After slaving through the required coursework for the biochemsitry and history dual degrees, I knew the last thing I wanted to do was more school. And that I definitely wanted to make money. Sales seemed like the best path to go, and I accepted my offer from Cisco Systems’ Sales Associates Program.
This program was no joke. Out of over 10,000 applicants, only 200 were selected to enter the year-long training program. And yet, whenever my parents’ friends asked what I was doing, they said I worked in “marketing” at Cisco. As if sales was an unacceptable job to have.
It was frustrating to listen to my mother talk about her friends’ children in medical school with a wistful voice and say, matter-of-factly “well at least you have a job.” I was confused and hurt whenever I told my Indian friends’ parents what I did, and the conversation passed over to the law student’s summer associateship applications or the engineer’s current projects. Apparently it wasn’t enough to have a job and financial independence in lieu of bankrupting my parents with a medical or legal education, but apparently that’s the Indian parents’ dream.
Things are (slightly) different now. I’m working at a pharmaceutical start-up, freelance writing, and taking business classes at Villanova, all which seem to garner pride from my parents. And I hope as we Indian-Americans make advances in fields other than medicine, engineering, and law, we encourage the future generations to take the paths less traveled as well.
And who knows? Literature, thanks to Jhumpa Lahiri, Aravind Adiga, Arundhati Roy, and Vikram Seth, may very well become the new medicine. But more on that another time…
As a teenager, as my friends got their first boyfriends and went on their first dates, my mother said only two words in response to those developments: “Focus. Study.”
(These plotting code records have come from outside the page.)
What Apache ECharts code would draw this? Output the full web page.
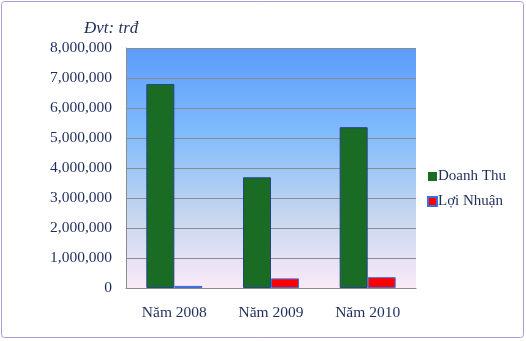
<!DOCTYPE html>
<html>
<head>
<meta charset="utf-8">
<script src="https://cdn.jsdelivr.net/npm/echarts@6/dist/echarts.min.js"></script>
<style>
html,body{margin:0;padding:0;background:#fff;}
#chart{width:526px;height:341px;}
</style>
</head>
<body>
<div id="chart"></div>
<script>
// Revenue and profit per year (unit: triệu đồng)
const categories = ['Năm 2008', 'Năm 2009', 'Năm 2010'];
const doanhThu = [6800000, 3690000, 5360000];
const loiNhuan = [70000, 320000, 360000];
const seriesNames = ['Doanh Thu', 'Lợi Nhuận'];
const unitLabel = 'Đvt: trđ';

const serif = '"Liberation Serif", "DejaVu Serif", serif';
const textColor = '#1f2d5c';

const chart = echarts.init(document.getElementById('chart'));
chart.setOption({
  animation: false,
  graphic: [
    {
      type: 'rect',
      shape: { x: 1.5, y: 1.5, width: 522, height: 336, r: 3 },
      style: { fill: 'none', stroke: '#b09ad0', lineWidth: 1 },
      z: -1
    },
    {
      type: 'text',
      left: 84, top: 20,
      style: { text: unitLabel, font: 'italic 17px ' + serif, fill: textColor }
    }
  ],
  grid: {
    left: 126, right: 110, top: 48, bottom: 53,
    show: true,
    borderWidth: 0,
    borderColor: 'transparent',
    backgroundColor: new echarts.graphic.LinearGradient(0, 0, 0, 1, [
      { offset: 0, color: '#5c9cfc' },
      { offset: 0.35, color: '#80bbfc' },
      { offset: 0.7, color: '#c6d6ef' },
      { offset: 1, color: '#faeaf8' }
    ])
  },
  legend: {
    orient: 'vertical',
    left: 422, top: 164,
    itemWidth: 9, itemHeight: 9, itemGap: 10,
    icon: 'rect',
    textStyle: { fontFamily: serif, fontSize: 15, color: textColor, padding: [0, 0, 0, -4] },
    data: [
      { name: seriesNames[0], itemStyle: { borderWidth: 0 } },
      { name: seriesNames[1] }
    ]
  },
  xAxis: {
    type: 'category',
    data: categories,
    axisLine: { lineStyle: { color: '#8c8c8c', width: 1 } },
    axisTick: { show: false },
    axisLabel: { fontFamily: serif, fontSize: 15.5, color: textColor, margin: 17 }
  },
  yAxis: {
    type: 'value',
    min: 0, max: 8000000, interval: 1000000,
    axisLine: { show: true, lineStyle: { color: '#8c8c8c' } },
    axisTick: { show: false },
    splitLine: { lineStyle: { color: '#8c8c8c', width: 1 } },
    axisLabel: {
      fontFamily: serif, fontSize: 15.5, color: textColor, margin: 14,
      formatter: v => v.toLocaleString('en-US')
    }
  },
  series: [
    {
      name: seriesNames[0], type: 'bar', data: doanhThu,
      barWidth: 28, barGap: '0%',
      itemStyle: { color: '#1a6b24', borderColor: '#23438f', borderWidth: 1 }
    },
    {
      name: seriesNames[1], type: 'bar', data: loiNhuan,
      barWidth: 28,
      itemStyle: { color: '#ff0000', borderColor: '#3a6fe0', borderWidth: 1 }
    }
  ]
});
</script>
</body>
</html>
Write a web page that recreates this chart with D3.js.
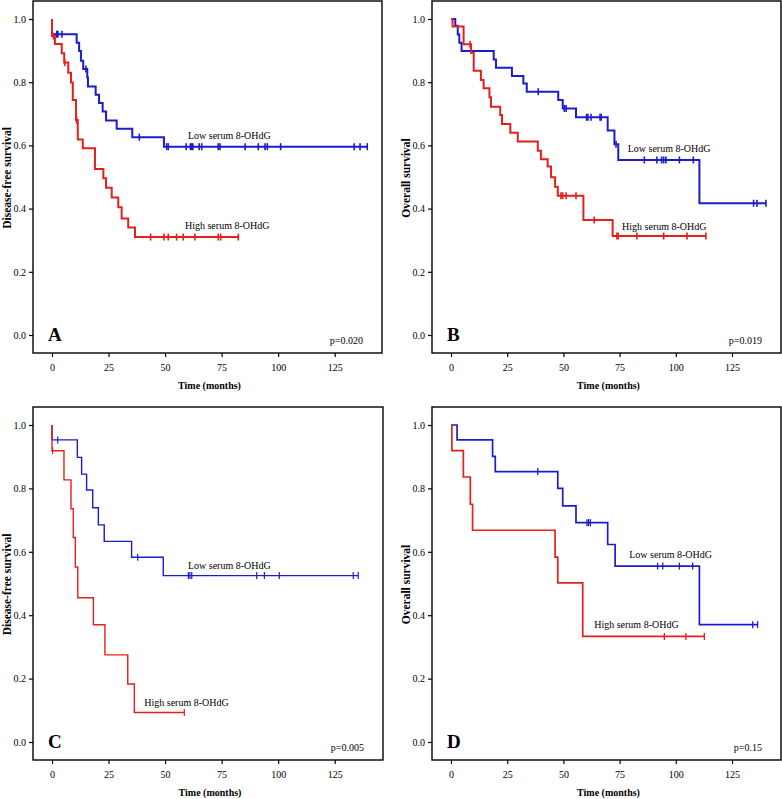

I followed her advice. In high school, I focused on getting into a good college, studying hours for AP classes and the SAT. I devoted the time my friends spent on their boyfriends on the debate team, the school newspaper, volunteering, and perfecting my backhand on the tennis court. In college, I labored my way through the rigorous curriculum for my biochemistry and history majors and devoted hours to student government and internships. I certainly made time for fun, and even got my first taste of dating and relationships in college, but no one seemed to stick—I was too focused on my future.
Cue to present day. I still work hard, in both my career and writing. I traded in tennis for running half-marathons and continued to volunteer. I’ve learned how to cook a full South Indian meal and prepare chai the proper Indian way. I definitely play hard, enjoying the Philadelphia restaurant scene and nightlife. I continue to strive for my goals, both professionally and personally. And while I know my mother is proud of me, she now advises me with two new words: “Date. Marry.”
Amazing what 10 years will do to an Indian mother.
My mother, aunts, and even cousins are fixated on my getting married. This may have something to do with being the sole single cousin left in my family. It may be attributed to my being the “ideal marriageable age” of 25 years old. The marriage obsession could simply be my mother’s odd theory that my marriage will result in a less active social life. Whatever the reasons, I’m both amused and confused at my mother’s sudden change of advice.
And yes, mother, I’m trying. Dating is harder than it looks. Especially when he needs to meet your criteria (but more on that later).